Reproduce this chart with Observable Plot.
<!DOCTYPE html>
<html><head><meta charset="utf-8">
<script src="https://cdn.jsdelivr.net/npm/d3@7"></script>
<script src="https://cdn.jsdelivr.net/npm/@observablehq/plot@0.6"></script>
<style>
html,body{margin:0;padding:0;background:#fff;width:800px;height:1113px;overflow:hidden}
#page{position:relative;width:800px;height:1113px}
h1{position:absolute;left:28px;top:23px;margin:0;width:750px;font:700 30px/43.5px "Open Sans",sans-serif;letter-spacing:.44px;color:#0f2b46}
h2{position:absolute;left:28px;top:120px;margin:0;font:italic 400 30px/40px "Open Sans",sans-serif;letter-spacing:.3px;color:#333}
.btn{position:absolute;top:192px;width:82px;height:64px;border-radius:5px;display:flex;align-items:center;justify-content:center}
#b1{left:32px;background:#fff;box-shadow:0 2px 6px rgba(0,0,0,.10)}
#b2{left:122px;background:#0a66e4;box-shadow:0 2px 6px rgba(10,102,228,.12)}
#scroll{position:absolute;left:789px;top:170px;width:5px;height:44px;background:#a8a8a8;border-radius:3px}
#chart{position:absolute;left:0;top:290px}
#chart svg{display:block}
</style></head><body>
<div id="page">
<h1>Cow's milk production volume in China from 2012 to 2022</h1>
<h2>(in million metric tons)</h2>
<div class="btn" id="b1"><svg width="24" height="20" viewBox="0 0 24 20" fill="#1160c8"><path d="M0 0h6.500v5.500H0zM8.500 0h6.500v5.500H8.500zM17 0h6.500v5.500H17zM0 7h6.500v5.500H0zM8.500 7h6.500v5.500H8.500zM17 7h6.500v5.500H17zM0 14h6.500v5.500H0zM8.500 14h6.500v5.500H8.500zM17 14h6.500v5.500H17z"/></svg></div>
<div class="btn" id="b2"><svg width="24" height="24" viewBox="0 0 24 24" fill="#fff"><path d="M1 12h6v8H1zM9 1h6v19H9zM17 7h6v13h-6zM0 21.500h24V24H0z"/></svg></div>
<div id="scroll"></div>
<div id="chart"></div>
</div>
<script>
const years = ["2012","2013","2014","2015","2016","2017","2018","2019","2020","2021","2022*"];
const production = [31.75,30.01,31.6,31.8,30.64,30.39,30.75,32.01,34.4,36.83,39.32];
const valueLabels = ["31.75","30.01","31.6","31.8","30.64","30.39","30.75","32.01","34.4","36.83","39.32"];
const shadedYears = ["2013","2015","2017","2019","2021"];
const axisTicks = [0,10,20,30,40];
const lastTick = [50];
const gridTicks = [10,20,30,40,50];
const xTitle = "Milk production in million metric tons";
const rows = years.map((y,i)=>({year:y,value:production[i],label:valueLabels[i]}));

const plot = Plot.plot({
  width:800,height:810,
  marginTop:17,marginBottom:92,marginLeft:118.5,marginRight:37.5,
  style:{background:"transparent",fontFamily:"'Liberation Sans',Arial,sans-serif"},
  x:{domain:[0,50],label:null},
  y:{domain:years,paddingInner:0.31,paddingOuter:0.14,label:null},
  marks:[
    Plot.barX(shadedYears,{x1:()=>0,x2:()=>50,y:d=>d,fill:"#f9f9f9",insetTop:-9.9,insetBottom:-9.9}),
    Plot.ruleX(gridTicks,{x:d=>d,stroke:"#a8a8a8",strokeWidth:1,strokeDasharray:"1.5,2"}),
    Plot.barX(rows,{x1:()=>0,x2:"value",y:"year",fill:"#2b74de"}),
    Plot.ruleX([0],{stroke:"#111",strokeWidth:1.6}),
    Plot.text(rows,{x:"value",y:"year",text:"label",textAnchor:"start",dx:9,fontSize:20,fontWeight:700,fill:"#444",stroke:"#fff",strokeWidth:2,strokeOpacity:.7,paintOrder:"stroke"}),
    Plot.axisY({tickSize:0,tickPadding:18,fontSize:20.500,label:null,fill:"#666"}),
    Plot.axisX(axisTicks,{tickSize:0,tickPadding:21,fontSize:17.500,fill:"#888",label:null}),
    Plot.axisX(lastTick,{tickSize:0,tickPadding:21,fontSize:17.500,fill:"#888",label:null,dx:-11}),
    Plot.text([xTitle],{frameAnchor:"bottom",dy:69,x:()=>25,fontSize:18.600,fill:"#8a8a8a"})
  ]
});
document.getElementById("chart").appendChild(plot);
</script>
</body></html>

* * *

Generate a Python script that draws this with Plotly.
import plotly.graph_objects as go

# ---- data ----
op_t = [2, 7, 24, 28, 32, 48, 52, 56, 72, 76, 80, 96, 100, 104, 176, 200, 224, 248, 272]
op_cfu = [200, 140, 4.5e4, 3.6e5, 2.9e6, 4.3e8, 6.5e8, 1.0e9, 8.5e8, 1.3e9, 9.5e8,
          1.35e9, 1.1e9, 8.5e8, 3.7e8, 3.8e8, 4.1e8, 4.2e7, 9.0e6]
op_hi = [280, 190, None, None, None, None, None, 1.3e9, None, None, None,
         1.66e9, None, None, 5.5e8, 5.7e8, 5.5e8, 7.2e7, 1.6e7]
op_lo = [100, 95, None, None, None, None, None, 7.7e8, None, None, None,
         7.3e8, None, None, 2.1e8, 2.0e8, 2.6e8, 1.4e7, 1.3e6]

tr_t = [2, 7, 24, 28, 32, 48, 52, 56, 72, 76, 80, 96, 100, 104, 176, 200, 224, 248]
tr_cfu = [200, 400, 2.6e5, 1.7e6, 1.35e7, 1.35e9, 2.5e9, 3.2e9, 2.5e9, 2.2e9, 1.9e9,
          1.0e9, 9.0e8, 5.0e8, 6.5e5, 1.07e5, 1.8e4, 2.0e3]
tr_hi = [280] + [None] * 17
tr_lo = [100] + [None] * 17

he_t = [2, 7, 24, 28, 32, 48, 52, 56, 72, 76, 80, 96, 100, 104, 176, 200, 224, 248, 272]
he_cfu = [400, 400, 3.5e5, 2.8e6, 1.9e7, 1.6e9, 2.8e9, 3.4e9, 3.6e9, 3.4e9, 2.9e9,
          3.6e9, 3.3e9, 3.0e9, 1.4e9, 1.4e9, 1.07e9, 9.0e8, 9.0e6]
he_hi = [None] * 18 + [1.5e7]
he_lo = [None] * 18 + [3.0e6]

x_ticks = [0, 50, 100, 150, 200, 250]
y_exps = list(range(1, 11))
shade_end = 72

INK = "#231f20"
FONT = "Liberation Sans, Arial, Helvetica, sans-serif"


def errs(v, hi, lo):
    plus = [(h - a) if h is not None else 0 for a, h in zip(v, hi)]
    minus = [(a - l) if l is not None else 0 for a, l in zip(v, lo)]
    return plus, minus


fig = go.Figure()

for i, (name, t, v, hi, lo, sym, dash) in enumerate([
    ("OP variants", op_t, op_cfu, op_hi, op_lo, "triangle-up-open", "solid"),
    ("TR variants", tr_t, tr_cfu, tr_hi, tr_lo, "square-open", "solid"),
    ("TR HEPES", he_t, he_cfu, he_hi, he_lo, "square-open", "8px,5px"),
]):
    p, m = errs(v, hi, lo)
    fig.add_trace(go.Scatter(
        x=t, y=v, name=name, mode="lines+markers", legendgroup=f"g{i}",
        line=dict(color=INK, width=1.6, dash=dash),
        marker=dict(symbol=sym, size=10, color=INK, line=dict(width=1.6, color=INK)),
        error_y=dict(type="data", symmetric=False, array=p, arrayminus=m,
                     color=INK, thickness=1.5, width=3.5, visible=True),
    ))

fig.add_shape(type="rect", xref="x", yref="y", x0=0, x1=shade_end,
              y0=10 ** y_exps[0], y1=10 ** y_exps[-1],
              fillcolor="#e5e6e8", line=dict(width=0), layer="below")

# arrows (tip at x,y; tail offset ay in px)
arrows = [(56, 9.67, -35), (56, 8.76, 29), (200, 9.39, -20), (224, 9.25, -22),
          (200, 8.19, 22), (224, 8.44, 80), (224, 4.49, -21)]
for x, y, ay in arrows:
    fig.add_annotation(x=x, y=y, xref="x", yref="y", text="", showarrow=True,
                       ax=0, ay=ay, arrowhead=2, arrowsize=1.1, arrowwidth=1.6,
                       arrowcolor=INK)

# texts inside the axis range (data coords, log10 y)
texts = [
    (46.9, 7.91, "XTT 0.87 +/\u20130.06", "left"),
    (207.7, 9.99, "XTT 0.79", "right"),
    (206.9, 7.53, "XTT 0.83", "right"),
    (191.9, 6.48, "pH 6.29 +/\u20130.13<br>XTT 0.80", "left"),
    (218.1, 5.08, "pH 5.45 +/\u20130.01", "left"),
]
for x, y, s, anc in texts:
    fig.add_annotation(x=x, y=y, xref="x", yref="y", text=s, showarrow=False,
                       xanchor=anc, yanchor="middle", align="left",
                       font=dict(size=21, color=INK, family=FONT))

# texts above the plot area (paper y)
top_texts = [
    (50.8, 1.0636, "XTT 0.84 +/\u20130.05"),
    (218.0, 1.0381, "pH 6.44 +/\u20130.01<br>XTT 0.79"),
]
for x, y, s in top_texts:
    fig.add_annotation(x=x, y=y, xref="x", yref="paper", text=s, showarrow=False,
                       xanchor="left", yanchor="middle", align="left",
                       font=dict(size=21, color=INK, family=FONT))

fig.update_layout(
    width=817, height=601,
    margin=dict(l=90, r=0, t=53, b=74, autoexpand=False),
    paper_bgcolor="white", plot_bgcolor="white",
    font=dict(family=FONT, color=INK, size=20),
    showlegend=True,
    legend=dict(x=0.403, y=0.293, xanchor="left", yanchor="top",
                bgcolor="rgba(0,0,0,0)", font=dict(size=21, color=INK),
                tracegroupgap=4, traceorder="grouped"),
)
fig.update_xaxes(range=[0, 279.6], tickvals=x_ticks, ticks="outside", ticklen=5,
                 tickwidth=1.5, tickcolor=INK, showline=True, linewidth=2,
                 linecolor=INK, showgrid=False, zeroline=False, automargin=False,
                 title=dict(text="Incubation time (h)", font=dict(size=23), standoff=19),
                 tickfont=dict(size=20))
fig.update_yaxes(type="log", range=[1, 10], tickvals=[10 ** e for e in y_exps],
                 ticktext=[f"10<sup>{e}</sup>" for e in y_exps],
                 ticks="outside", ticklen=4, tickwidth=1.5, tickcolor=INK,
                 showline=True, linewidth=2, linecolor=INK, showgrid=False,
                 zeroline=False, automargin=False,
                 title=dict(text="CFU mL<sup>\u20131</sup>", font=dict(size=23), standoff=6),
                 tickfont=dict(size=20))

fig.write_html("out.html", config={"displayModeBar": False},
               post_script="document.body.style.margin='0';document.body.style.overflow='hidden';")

* * *

— Written instruction —
Track down every line with the word "chart" and copy it.

— Output of the exercise —
Reproduce this chart with Observable Plot.
#chart{position:absolute;left:0;top:290px}
#chart svg{display:block}
<div id="chart"></div>
document.getElementById("chart").appendChild(plot);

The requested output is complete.